TASK DETAILS: Write out word for word each line of the records, beginning at the first and stopping after the line with "renderer = fig.canvas.get_renderer()". Leave the pictures out.
---------- INPUT MATERIAL ----------
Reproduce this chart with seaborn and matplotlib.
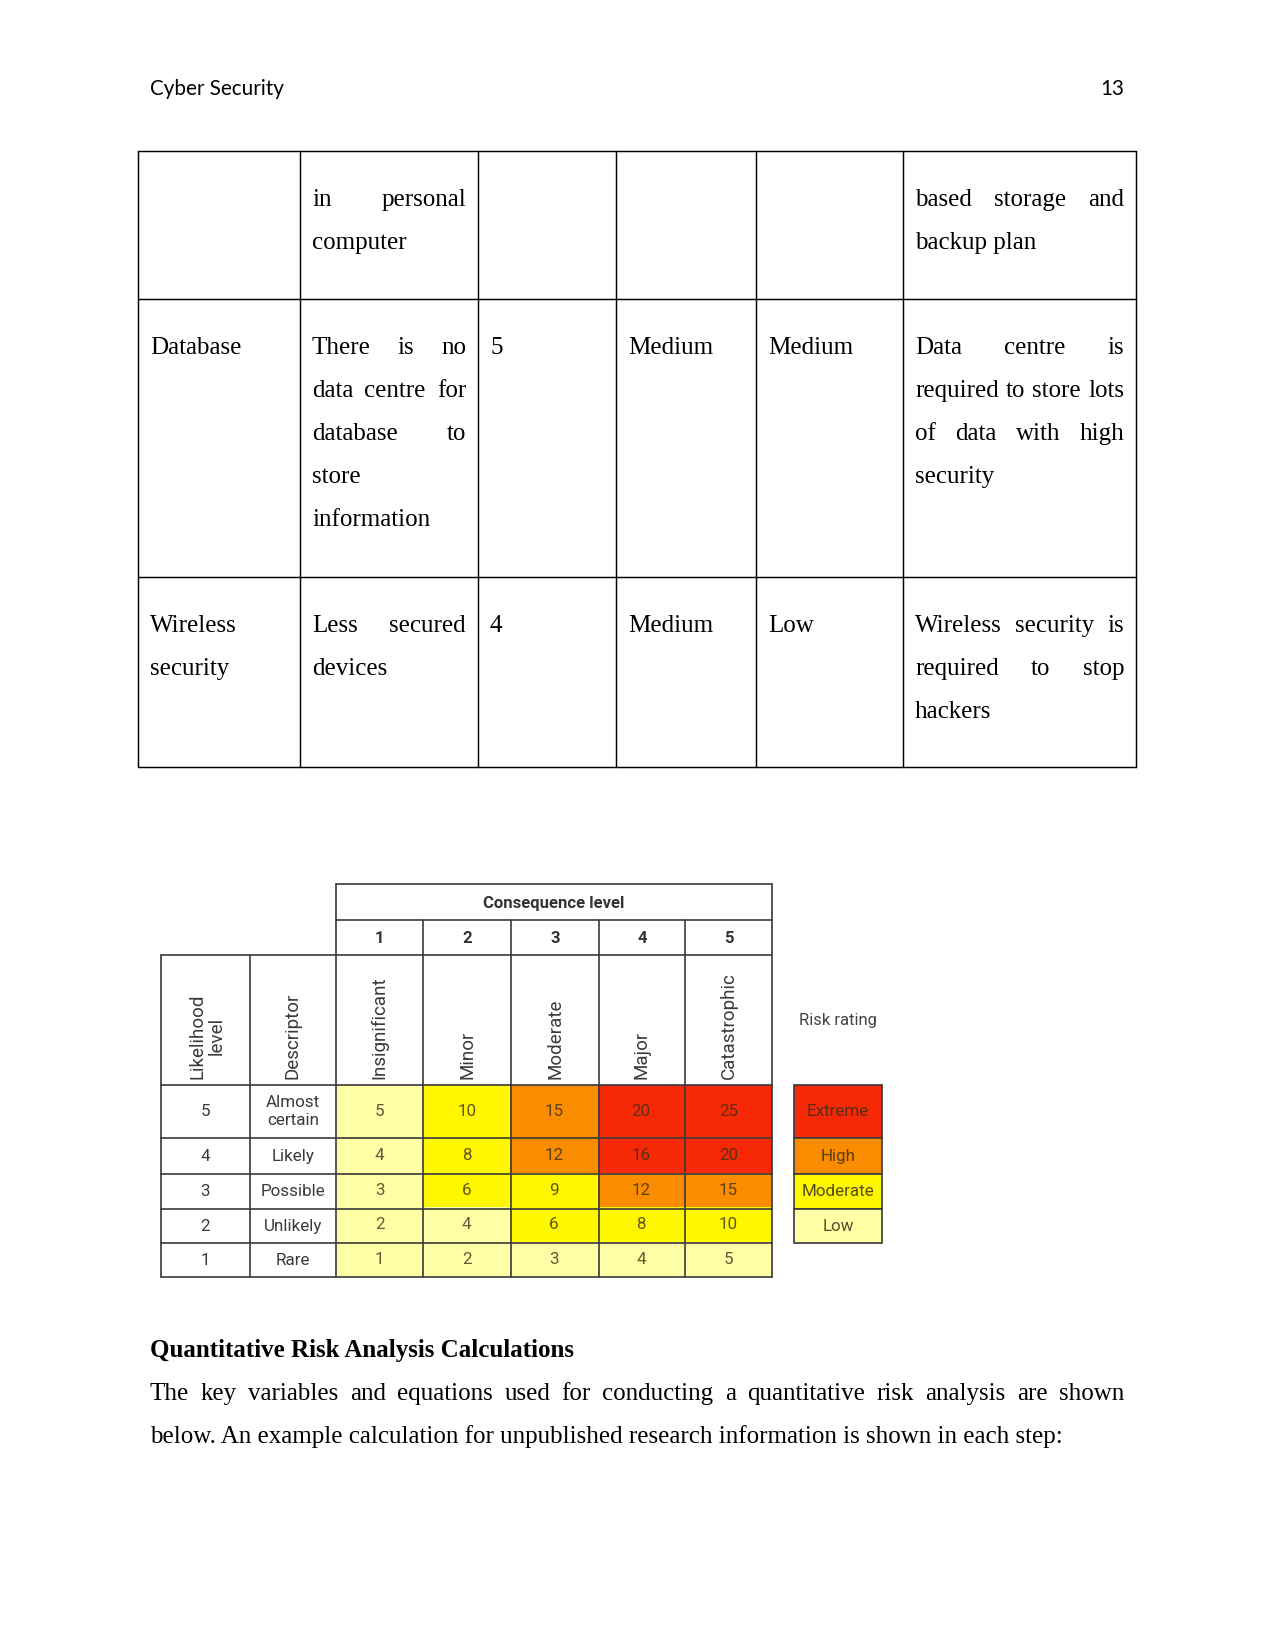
import numpy as np
import matplotlib
matplotlib.use("Agg")
import matplotlib.pyplot as plt
import seaborn as sns
from matplotlib.colors import ListedColormap
from matplotlib.patches import Rectangle

# ---------------- data ----------------
header_left = "Cyber Security"
page_number = "13"

table_cells = [
    [[], ["in personal", "computer"], [], [], [], ["based storage and", "backup plan"]],
    [["Database"],
     ["There is no", "data centre for", "database to", "store", "information"],
     ["5"], ["Medium"], ["Medium"],
     ["Data centre is", "required to store lots", "of data with high", "security"]],
    [["Wireless", "security"], ["Less secured", "devices"], ["4"], ["Medium"], ["Low"],
     ["Wireless security is", "required to stop", "hackers"]],
]

consequence_title = "Consequence level"
consequence_levels = ["1", "2", "3", "4", "5"]
consequence_names = ["Insignificant", "Minor", "Moderate", "Major", "Catastrophic"]
likelihood_levels = ["5", "4", "3", "2", "1"]
likelihood_names = ["Almost\ncertain", "Likely", "Possible", "Unlikely", "Rare"]
risk_scores = np.array([
    [5, 10, 15, 20, 25],
    [4, 8, 12, 16, 20],
    [3, 6, 9, 12, 15],
    [2, 4, 6, 8, 10],
    [1, 2, 3, 4, 5],
])
# 0 = Low, 1 = Moderate, 2 = High, 3 = Extreme
risk_codes = np.array([
    [0, 1, 2, 3, 3],
    [0, 1, 2, 3, 3],
    [0, 1, 1, 2, 2],
    [0, 0, 1, 1, 1],
    [0, 0, 0, 0, 0],
])
rating_names = ["Low", "Moderate", "High", "Extreme"]
rating_colors = ["#FFFFA6", "#FFF700", "#FA8C00", "#F72805"]

heading = "Quantitative Risk Analysis Calculations"
body_lines = [
    "The key variables and equations used for conducting a quantitative risk analysis are shown",
    "below. An example calculation for unpublished research information is shown in each step:",
]

# ---------------- figure ----------------
sns.set_theme(style="white")
plt.rcParams["font.family"] = ["Liberation Serif", "DejaVu Sans"]

W, H = 1275, 1651
fig = plt.figure(figsize=(8.5, 11.0067), dpi=150)
fig.patch.set_facecolor("white")
ax = fig.add_axes([0, 0, 1, 1])
ax.set_xlim(0, W)
ax.set_ylim(H, 0)
ax.axis("off")
ax.patch.set_visible(False)
ax.set_zorder(10)
renderer = fig.canvas.get_renderer()


def put_line(words, x0, x1, y, justify, **kw):
    if (not justify) or len(words) == 1:
        ax.text(x0, y, " ".join(words), ha="left", va="baseline", **kw)
        return
    texts = [ax.text(0, y, w, ha="left", va="baseline", **kw) for w in words]
    widths = [t.get_window_extent(renderer).width for t in texts]
    gap = (x1 - x0 - sum(widths)) / (len(words) - 1)
    x = x0
    for t, w in zip(texts, widths):
        t.set_x(x)
        x += w + gap


serif = dict(family=["Liberation Serif", "DejaVu Serif"], fontsize=12, color="black")

# page header
ax.text(150, 95, header_left, ha="left", va="baseline", family=["Lato", "DejaVu Sans"],
        fontsize=9.9, color="black")
ax.text(1124, 95, page_number, ha="right", va="baseline", family=["Lato", "DejaVu Sans"],
        fontsize=9.9, color="black")

# top table
col_edges = [138, 300, 478, 616, 756, 903, 1136]
row_edges = [151, 299, 577, 767]
for x in col_edges:
    ax.plot([x, x], [row_edges[0], row_edges[-1]], color="black", lw=0.7)
for y in row_edges:
    ax.plot([col_edges[0], col_edges[-1]], [y, y], color="black", lw=0.7)

pad = 12
for r, row in enumerate(table_cells):
    y0 = row_edges[r] + 55
    for c, lines in enumerate(row):
        x0 = col_edges[c] + pad
        x1 = col_edges[c + 1] - pad
        for i, line in enumerate(lines):
            last = i == len(lines) - 1
            put_line(line.split(), x0, x1, y0 + 43 * i, justify=not last, **serif)

# ---------------- risk matrix ----------------
mx = [161, 249.5, 336, 423, 511, 599, 685, 772]
my = [884, 920, 955, 1085, 1138, 1174, 1209, 1243, 1277]
sans = ["Roboto", "DejaVu Sans"]
txtc = "#3a3a3a"

cmap = ListedColormap(rating_colors)


def fig_rect(x0, x1, y0, y1):
    return [x0 / W, 1 - y1 / H, (x1 - x0) / W, (y1 - y0) / H]


annot_kws = dict(fontsize=8.2, color="#3a2e1a", alpha=0.8, family=sans)
ax_top = fig.add_axes(fig_rect(mx[2], mx[7], my[3], my[4]))
sns.heatmap(risk_codes[:1], ax=ax_top, cmap=cmap, vmin=-0.5, vmax=3.5, cbar=False,
            annot=risk_scores[:1], fmt="d", annot_kws=annot_kws,
            xticklabels=False, yticklabels=False, linewidths=0)
ax_bot = fig.add_axes(fig_rect(mx[2], mx[7], my[4], my[8]))
sns.heatmap(risk_codes[1:], ax=ax_bot, cmap=cmap, vmin=-0.5, vmax=3.5, cbar=False,
            annot=risk_scores[1:], fmt="d", annot_kws=annot_kws,
            xticklabels=False, yticklabels=False, linewidths=0)
for a in (ax_top, ax_bot):
    a.set_xlabel("")
    a.set_ylabel("")
    for s in a.spines.values():
        s.set_visible(False)

lc = "#3a3a3a"
lw = 0.8
ax.plot([mx[2], mx[7]], [my[0], my[0]], color=lc, lw=lw)
ax.plot([mx[2], mx[7]], [my[1], my[1]], color=lc, lw=lw)
ax.plot([mx[0], mx[7]], [my[2], my[2]], color=lc, lw=lw)
for y in my[3:]:
    ax.plot([mx[0], mx[7]], [y, y], color=lc, lw=lw)
for i, x in enumerate(mx):
    top = my[0] if i in (2, 7) else (my[1] if i > 2 else my[2])
    ax.plot([x, x], [top, my[-1]], color=lc, lw=lw)

ax.text((mx[2] + mx[7]) / 2, (my[0] + my[1]) / 2 + 1, consequence_title, ha="center",
        va="center", family=sans, fontsize=8, fontweight="bold", color="#333333")
for j, lab in enumerate(consequence_levels):
    ax.text((mx[2 + j] + mx[3 + j]) / 2, (my[1] + my[2]) / 2 + 1, lab, ha="center",
            va="center", family=sans, fontsize=8, fontweight="bold", color="#333333")
    ax.text((mx[2 + j] + mx[3 + j]) / 2, my[3] - 6, consequence_names[j], rotation=90,
            ha="center", va="bottom", family=sans, fontsize=9, color=txtc)
ax.text((mx[0] + mx[1]) / 2 + 2, my[3] - 6, "Likelihood\nlevel", rotation=90, ha="center",
        va="bottom", family=sans, fontsize=9, color=txtc, linespacing=1.12)
ax.text((mx[1] + mx[2]) / 2, my[3] - 6, "Descriptor", rotation=90, ha="center",
        va="bottom", family=sans, fontsize=9, color=txtc)
for i in range(5):
    yc = (my[3 + i] + my[4 + i]) / 2
    ax.text((mx[0] + mx[1]) / 2, yc, likelihood_levels[i], ha="center", va="center",
            family=sans, fontsize=8.2, color=txtc)
    ax.text((mx[1] + mx[2]) / 2, yc, likelihood_names[i], ha="center", va="center",
            family=sans, fontsize=8.2, color=txtc, linespacing=1.2)

# risk rating legend
ax.text(838, 1020, "Risk rating", ha="center", va="center", family=sans, fontsize=8,
        color="#444444")
leg_y = [1085, 1138, 1174, 1209, 1243]
for k, code in enumerate([3, 2, 1, 0]):
    ax.add_patch(Rectangle((794, leg_y[k]), 88, leg_y[k + 1] - leg_y[k],
                           facecolor=rating_colors[code], edgecolor=lc, lw=lw, zorder=1))
    ax.text(838, (leg_y[k] + leg_y[k + 1]) / 2, rating_names[code], ha="center",
            va="center", family=sans, fontsize=8.2, color="#3a2e1a", alpha=0.85, zorder=2)

# ---------------- text below ----------------
ax.text(150, 1357, heading, ha="left", va="baseline", family=["Liberation Serif"],
        fontsize=12, fontweight="bold", color="black")
put_line(body_lines[0].split(), 150, 1124, 1400, True, **serif)
put_line(body_lines[1].split(), 150, 1124, 1443, False, **serif)

fig.savefig("out.png", dpi=150, facecolor="white")
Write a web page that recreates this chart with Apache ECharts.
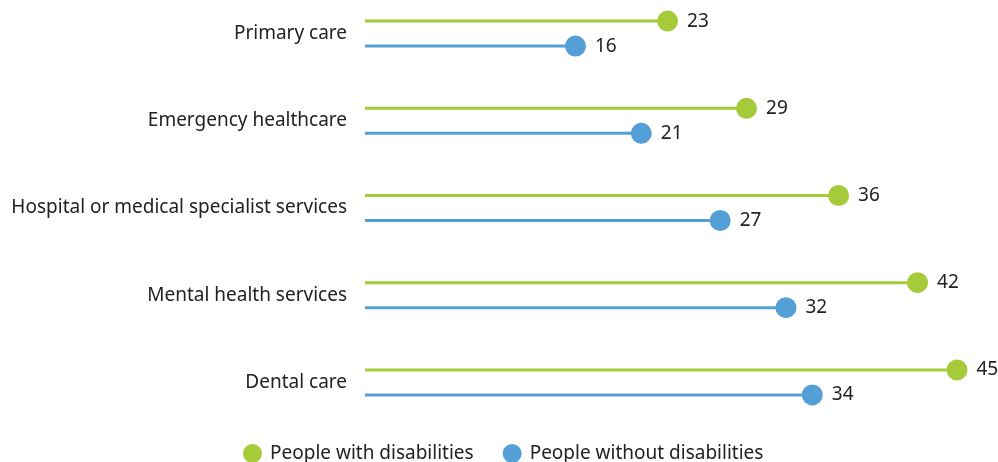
----------
ANSWER FOR THE TASK:
Reproduce this chart with seaborn and matplotlib.
import numpy as np
import matplotlib
matplotlib.use("Agg")
import matplotlib.pyplot as plt
import seaborn as sns
from matplotlib.colors import ListedColormap
from matplotlib.patches import Rectangle

# ---------------- data ----------------
header_left = "Cyber Security"
page_number = "13"

table_cells = [
    [[], ["in personal", "computer"], [], [], [], ["based storage and", "backup plan"]],
    [["Database"],
     ["There is no", "data centre for", "database to", "store", "information"],
     ["5"], ["Medium"], ["Medium"],
     ["Data centre is", "required to store lots", "of data with high", "security"]],
    [["Wireless", "security"], ["Less secured", "devices"], ["4"], ["Medium"], ["Low"],
     ["Wireless security is", "required to stop", "hackers"]],
]

consequence_title = "Consequence level"
consequence_levels = ["1", "2", "3", "4", "5"]
consequence_names = ["Insignificant", "Minor", "Moderate", "Major", "Catastrophic"]
likelihood_levels = ["5", "4", "3", "2", "1"]
likelihood_names = ["Almost\ncertain", "Likely", "Possible", "Unlikely", "Rare"]
risk_scores = np.array([
    [5, 10, 15, 20, 25],
    [4, 8, 12, 16, 20],
    [3, 6, 9, 12, 15],
    [2, 4, 6, 8, 10],
    [1, 2, 3, 4, 5],
])
# 0 = Low, 1 = Moderate, 2 = High, 3 = Extreme
risk_codes = np.array([
    [0, 1, 2, 3, 3],
    [0, 1, 2, 3, 3],
    [0, 1, 1, 2, 2],
    [0, 0, 1, 1, 1],
    [0, 0, 0, 0, 0],
])
rating_names = ["Low", "Moderate", "High", "Extreme"]
rating_colors = ["#FFFFA6", "#FFF700", "#FA8C00", "#F72805"]

heading = "Quantitative Risk Analysis Calculations"
body_lines = [
    "The key variables and equations used for conducting a quantitative risk analysis are shown",
    "below. An example calculation for unpublished research information is shown in each step:",
]

# ---------------- figure ----------------
sns.set_theme(style="white")
plt.rcParams["font.family"] = ["Liberation Serif", "DejaVu Sans"]

W, H = 1275, 1651
fig = plt.figure(figsize=(8.5, 11.0067), dpi=150)
fig.patch.set_facecolor("white")
ax = fig.add_axes([0, 0, 1, 1])
ax.set_xlim(0, W)
ax.set_ylim(H, 0)
ax.axis("off")
ax.patch.set_visible(False)
ax.set_zorder(10)
renderer = fig.canvas.get_renderer()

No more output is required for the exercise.